As you may have heard, there aren’t many English-speaking expats prodding along here in Bella Calabria, but the ones we have are simply brill. Case in point, my Irish pal, Jen. In honour of Jenny’s 28th birthday today (ahem!) I’m going to share some of my favourite British expressions … and-oh!-how I love to use them.
Laura, Me and Jen at Thanksgiving Dinner, 2008
Rubbish – Sounds so much nicer than “crap,” or “trash.” In regards to those ruthless remarks from Monday’s post … “It is all rubbish!”
Cheers – Nope, it’s not the bar or a toasting salutation just a good ‘ole British way of expressing gratitude. Go ahead. Try it. I promise you’ll feel happier, your face will shine more brightly and you’ll sound like you really mean it. I mean … “thanks” …?- It sounds down right dismal.
Pissed – For the first three months I knew my British friend, Tony I wondered why he was so angry. I couldn’t understand why he’d get sloppy drunk, hug on us all, then proclaim madness. I kid you not-I’m a slow learner. But it is fun to say. “We didn’t get home til 3 AM. We were so pissed.”

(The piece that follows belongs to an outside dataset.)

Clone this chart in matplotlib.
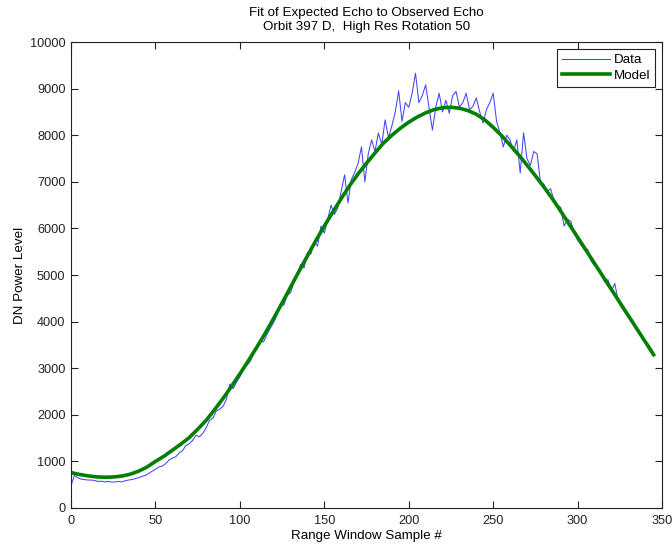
import matplotlib
matplotlib.use("Agg")
import matplotlib.pyplot as plt
import numpy as np

plt.rcParams['font.family'] = ['Liberation Sans', 'DejaVu Sans']

# fitted model, every 5 samples
model_x = list(range(0, 350, 5))
model_y = [760, 720, 690, 668, 660, 665, 685, 725, 790, 880,
           1000, 1110, 1240, 1370, 1510, 1690, 1880, 2110, 2350, 2610,
           2880, 3160, 3450, 3750, 4070, 4400, 4740, 5080, 5410, 5740,
           6050, 6350, 6640, 6920, 7170, 7400, 7620, 7830, 8000, 8150,
           8280, 8390, 8480, 8550, 8590, 8600, 8580, 8530, 8450, 8330,
           8170, 7990, 7790, 7580, 7360, 7130, 6890, 6640, 6370, 6090,
           5810, 5530, 5250, 4970, 4690, 4410, 4130, 3850, 3570, 3290]

# observed echo, every 2 samples
data_x = list(range(0, 346, 2))
data_y = [480, 700, 650, 620, 610, 600, 600, 590, 570, 575,
          560, 570, 555, 560, 570, 560, 585, 600, 610, 630,
          650, 680, 700, 740, 790,
          830, 880, 900, 950, 1030, 1070, 1100, 1180, 1230, 1340,
          1380, 1450, 1560, 1530, 1600, 1720, 1880, 1930, 2080, 2120,
          2180, 2330, 2660, 2560, 2700,
          2820, 2960, 3060, 3140, 3300, 3440, 3590, 3560, 3720, 3860,
          3980, 4150, 4390, 4350, 4560, 4620, 4850, 5000, 5230, 5150,
          5480, 5450, 5700, 5620, 6050,
          5900, 6200, 6500, 6300, 6450, 6800, 7150, 6550, 7050, 7200,
          7400, 7750, 7000, 7600, 7900, 7650, 8050, 7800, 8330, 7950,
          8200, 8500, 8950, 8300, 8700,
          8600, 8900, 9330, 8700, 8850, 9080, 8600, 8110, 8600, 8900,
          8500, 8750, 8470, 8850, 8940, 8600, 8700, 8900, 8550, 8620,
          8800, 8500, 8260, 8550, 8700,
          8900, 8300, 8050, 7750, 8000, 7900, 7650, 7900, 7190, 8050,
          7500, 7350, 7650, 7600, 7000, 6950, 6800, 6850, 6600, 6500,
          6450, 6050, 6200, 6150, 5900,
          5750, 5650, 5550, 5550, 5300, 5200, 5150, 5050, 4850, 4900,
          4650, 4820, 4450, 4300, 4200, 4100, 4050, 3900, 3800, 3650,
          3600, 3500, 3400]

fig = plt.figure(figsize=(6.72, 5.46), dpi=100)
ax = fig.add_axes([0.1057, 0.0696, 0.8795, 0.8534])

ax.plot(data_x, data_y, color='#4444ff', lw=0.75, label='Data')
ax.plot(model_x, model_y, color='#007f00', lw=2.6, label='Model')

ax.set_xlim(0, 350)
ax.set_ylim(0, 10000)
ax.set_xticks(np.arange(0, 351, 50))
ax.set_yticks(np.arange(0, 10001, 1000))
ax.tick_params(direction='in', top=True, right=True, length=5, width=0.8,
               labelsize=9.2, colors='#222222')
ax.tick_params(axis='x', pad=5)
ax.tick_params(axis='y', pad=4)
for s in ax.spines.values():
    s.set_color('#222222')
    s.set_linewidth(0.8)

ax.set_xlabel('Range Window Sample #', fontsize=9.6, labelpad=2)
ax.set_ylabel('DN Power Level', fontsize=9.6, labelpad=3)
ax.set_title('Fit of Expected Echo to Observed Echo\nOrbit 397 D,  High Res Rotation 50',
             fontsize=9.6, linespacing=1.15, pad=9)

leg = ax.legend(loc='upper right', fontsize=9.6, fancybox=False, framealpha=1,
                edgecolor='#222222', borderpad=0.35, handlelength=3.6,
                labelspacing=0.25, handletextpad=0.3, borderaxespad=0.55)
leg.get_frame().set_linewidth(0.8)

fig.savefig('out.png', dpi=100)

Loo – Have you ever heard of a cuter way to tell someone you are gonna take a piss-not to be confused with British Word #3? “Hold my bag, daaarling, I’m going to the loo.” (To which I always want to add … skip to the loo … skip to the loo, my darling … But I don’t.)
Knickers, Snogging and Shagging – Just ’cause they sound so naughty!
Wanker and Sod Off – Because it is fun to tell someone off in another “language,” as in “I told that wanker to sod off.”
And my all time favourite, absolutely dedicated to my Irish mate …
Janey Mackers – I actually had to look this one up for clarification, but ain’t it a fun way of sayin’ “Holy Shit!” Jen got a good laugh out of me when I repeated the expression to her as “Jenny Mackerel.”
“That’s a fish, Cherr,” she said. “Not an expression.”
So here’s wishing all of my British friends a great day and that young Irish lass … a Happy Birthday!
I’ve learned more British words and expressions living in Europe than I ever knew back home. Have you picked up any British words-or vice versa, if you are British? If so, which ones are your favorites?